- Information supplied -
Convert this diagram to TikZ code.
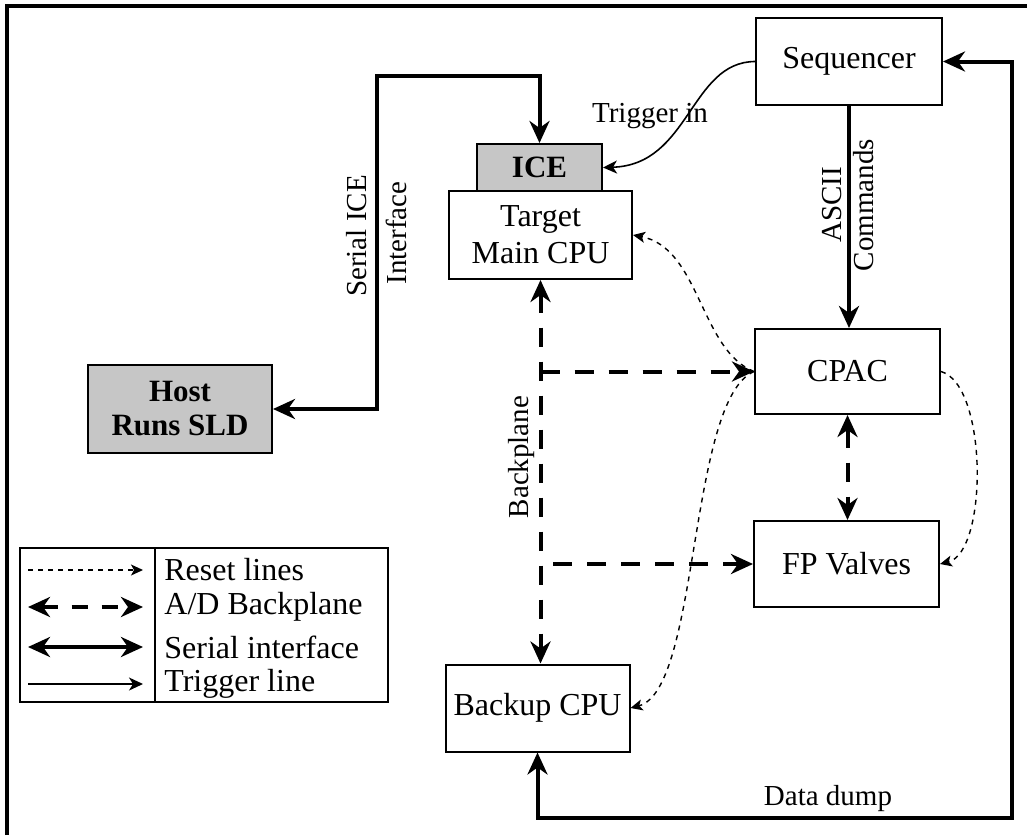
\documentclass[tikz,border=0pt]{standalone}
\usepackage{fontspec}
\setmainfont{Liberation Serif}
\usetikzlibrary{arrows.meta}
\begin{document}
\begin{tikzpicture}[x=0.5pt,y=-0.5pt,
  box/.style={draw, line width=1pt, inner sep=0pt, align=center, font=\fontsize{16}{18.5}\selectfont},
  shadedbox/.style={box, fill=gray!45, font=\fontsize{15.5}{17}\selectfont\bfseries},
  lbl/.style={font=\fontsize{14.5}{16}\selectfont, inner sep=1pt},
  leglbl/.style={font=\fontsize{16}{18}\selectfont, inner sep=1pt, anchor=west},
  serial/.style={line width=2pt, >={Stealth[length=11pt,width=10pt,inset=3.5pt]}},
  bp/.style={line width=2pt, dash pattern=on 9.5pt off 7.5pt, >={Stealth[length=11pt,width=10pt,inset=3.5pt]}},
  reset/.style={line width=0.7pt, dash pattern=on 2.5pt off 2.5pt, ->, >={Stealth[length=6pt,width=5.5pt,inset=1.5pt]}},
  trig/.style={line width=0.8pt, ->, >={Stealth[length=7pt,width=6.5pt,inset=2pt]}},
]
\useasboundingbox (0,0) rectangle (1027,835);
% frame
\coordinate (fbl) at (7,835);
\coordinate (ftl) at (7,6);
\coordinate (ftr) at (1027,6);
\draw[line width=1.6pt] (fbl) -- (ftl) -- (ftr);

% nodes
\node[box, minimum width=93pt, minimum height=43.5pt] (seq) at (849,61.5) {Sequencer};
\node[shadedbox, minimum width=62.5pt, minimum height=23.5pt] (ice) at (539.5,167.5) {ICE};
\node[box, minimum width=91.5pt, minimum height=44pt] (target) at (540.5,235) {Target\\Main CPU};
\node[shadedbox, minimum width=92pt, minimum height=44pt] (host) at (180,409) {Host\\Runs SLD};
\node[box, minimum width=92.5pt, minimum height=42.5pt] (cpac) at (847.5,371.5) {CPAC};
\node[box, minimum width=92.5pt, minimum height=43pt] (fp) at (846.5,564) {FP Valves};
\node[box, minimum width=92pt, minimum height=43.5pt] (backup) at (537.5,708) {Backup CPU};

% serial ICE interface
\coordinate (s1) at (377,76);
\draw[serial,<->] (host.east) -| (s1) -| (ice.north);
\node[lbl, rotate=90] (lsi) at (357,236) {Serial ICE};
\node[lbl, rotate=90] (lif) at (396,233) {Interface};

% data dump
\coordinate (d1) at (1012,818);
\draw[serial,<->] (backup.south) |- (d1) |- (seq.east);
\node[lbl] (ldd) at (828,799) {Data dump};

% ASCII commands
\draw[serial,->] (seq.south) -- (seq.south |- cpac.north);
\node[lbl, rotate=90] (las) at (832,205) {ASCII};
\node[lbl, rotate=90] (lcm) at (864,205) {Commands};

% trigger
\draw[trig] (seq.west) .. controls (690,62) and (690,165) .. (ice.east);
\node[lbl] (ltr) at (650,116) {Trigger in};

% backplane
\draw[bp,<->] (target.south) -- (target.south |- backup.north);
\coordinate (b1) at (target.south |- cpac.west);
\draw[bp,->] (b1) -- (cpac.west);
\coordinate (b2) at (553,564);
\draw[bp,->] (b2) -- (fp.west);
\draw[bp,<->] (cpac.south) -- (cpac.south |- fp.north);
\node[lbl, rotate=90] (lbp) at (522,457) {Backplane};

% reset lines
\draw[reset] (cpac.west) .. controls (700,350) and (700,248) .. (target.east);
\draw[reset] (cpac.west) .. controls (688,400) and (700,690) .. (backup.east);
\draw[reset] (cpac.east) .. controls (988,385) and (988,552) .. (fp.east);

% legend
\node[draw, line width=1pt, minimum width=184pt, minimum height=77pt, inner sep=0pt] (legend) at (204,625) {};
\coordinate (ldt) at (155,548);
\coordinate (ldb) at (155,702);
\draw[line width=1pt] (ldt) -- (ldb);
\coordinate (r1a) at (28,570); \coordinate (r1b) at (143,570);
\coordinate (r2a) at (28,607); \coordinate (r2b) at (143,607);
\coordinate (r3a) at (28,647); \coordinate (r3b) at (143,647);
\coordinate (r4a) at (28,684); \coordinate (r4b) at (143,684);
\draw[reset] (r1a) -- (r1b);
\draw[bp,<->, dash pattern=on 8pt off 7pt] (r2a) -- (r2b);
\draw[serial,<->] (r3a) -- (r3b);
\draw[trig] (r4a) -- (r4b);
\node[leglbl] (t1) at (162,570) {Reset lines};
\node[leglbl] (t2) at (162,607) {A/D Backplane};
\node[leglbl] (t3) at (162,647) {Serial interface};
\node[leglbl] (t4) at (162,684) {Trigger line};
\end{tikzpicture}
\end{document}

- Stated exercise -
Extract every line of the data exactly; pictures stay out.

- Answer to the problem -
Convert this diagram to TikZ code.
\documentclass[tikz,border=0pt]{standalone}
\usepackage{fontspec}
\setmainfont{Liberation Serif}
\usetikzlibrary{arrows.meta}
\begin{document}
\begin{tikzpicture}[x=0.5pt,y=-0.5pt,
  box/.style={draw, line width=1pt, inner sep=0pt, align=center, font=\fontsize{16}{18.5}\selectfont},
  shadedbox/.style={box, fill=gray!45, font=\fontsize{15.5}{17}\selectfont\bfseries},
  lbl/.style={font=\fontsize{14.5}{16}\selectfont, inner sep=1pt},
  leglbl/.style={font=\fontsize{16}{18}\selectfont, inner sep=1pt, anchor=west},
  serial/.style={line width=2pt, >={Stealth[length=11pt,width=10pt,inset=3.5pt]}},
  bp/.style={line width=2pt, dash pattern=on 9.5pt off 7.5pt, >={Stealth[length=11pt,width=10pt,inset=3.5pt]}},
  reset/.style={line width=0.7pt, dash pattern=on 2.5pt off 2.5pt, ->, >={Stealth[length=6pt,width=5.5pt,inset=1.5pt]}},
  trig/.style={line width=0.8pt, ->, >={Stealth[length=7pt,width=6.5pt,inset=2pt]}},
]
\useasboundingbox (0,0) rectangle (1027,835);
% frame
\coordinate (fbl) at (7,835);
\coordinate (ftl) at (7,6);
\coordinate (ftr) at (1027,6);
\draw[line width=1.6pt] (fbl) -- (ftl) -- (ftr);

% nodes
\node[box, minimum width=93pt, minimum height=43.5pt] (seq) at (849,61.5) {Sequencer};
\node[shadedbox, minimum width=62.5pt, minimum height=23.5pt] (ice) at (539.5,167.5) {ICE};
\node[box, minimum width=91.5pt, minimum height=44pt] (target) at (540.5,235) {Target\\Main CPU};
\node[shadedbox, minimum width=92pt, minimum height=44pt] (host) at (180,409) {Host\\Runs SLD};
\node[box, minimum width=92.5pt, minimum height=42.5pt] (cpac) at (847.5,371.5) {CPAC};
\node[box, minimum width=92.5pt, minimum height=43pt] (fp) at (846.5,564) {FP Valves};
\node[box, minimum width=92pt, minimum height=43.5pt] (backup) at (537.5,708) {Backup CPU};

% serial ICE interface
\coordinate (s1) at (377,76);
\draw[serial,<->] (host.east) -| (s1) -| (ice.north);
\node[lbl, rotate=90] (lsi) at (357,236) {Serial ICE};
\node[lbl, rotate=90] (lif) at (396,233) {Interface};

% data dump
\coordinate (d1) at (1012,818);
\draw[serial,<->] (backup.south) |- (d1) |- (seq.east);
\node[lbl] (ldd) at (828,799) {Data dump};

% ASCII commands
\draw[serial,->] (seq.south) -- (seq.south |- cpac.north);
\node[lbl, rotate=90] (las) at (832,205) {ASCII};
\node[lbl, rotate=90] (lcm) at (864,205) {Commands};

% trigger
\draw[trig] (seq.west) .. controls (690,62) and (690,165) .. (ice.east);
\node[lbl] (ltr) at (650,116) {Trigger in};

% backplane
\draw[bp,<->] (target.south) -- (target.south |- backup.north);
\coordinate (b1) at (target.south |- cpac.west);
\draw[bp,->] (b1) -- (cpac.west);
\coordinate (b2) at (553,564);
\draw[bp,->] (b2) -- (fp.west);
\draw[bp,<->] (cpac.south) -- (cpac.south |- fp.north);
\node[lbl, rotate=90] (lbp) at (522,457) {Backplane};

% reset lines
\draw[reset] (cpac.west) .. controls (700,350) and (700,248) .. (target.east);
\draw[reset] (cpac.west) .. controls (688,400) and (700,690) .. (backup.east);
\draw[reset] (cpac.east) .. controls (988,385) and (988,552) .. (fp.east);

% legend
\node[draw, line width=1pt, minimum width=184pt, minimum height=77pt, inner sep=0pt] (legend) at (204,625) {};
\coordinate (ldt) at (155,548);
\coordinate (ldb) at (155,702);
\draw[line width=1pt] (ldt) -- (ldb);
\coordinate (r1a) at (28,570); \coordinate (r1b) at (143,570);
\coordinate (r2a) at (28,607); \coordinate (r2b) at (143,607);
\coordinate (r3a) at (28,647); \coordinate (r3b) at (143,647);
\coordinate (r4a) at (28,684); \coordinate (r4b) at (143,684);
\draw[reset] (r1a) -- (r1b);
\draw[bp,<->, dash pattern=on 8pt off 7pt] (r2a) -- (r2b);
\draw[serial,<->] (r3a) -- (r3b);
\draw[trig] (r4a) -- (r4b);
\node[leglbl] (t1) at (162,570) {Reset lines};
\node[leglbl] (t2) at (162,607) {A/D Backplane};
\node[leglbl] (t3) at (162,647) {Serial interface};
\node[leglbl] (t4) at (162,684) {Trigger line};
\end{tikzpicture}
\end{document}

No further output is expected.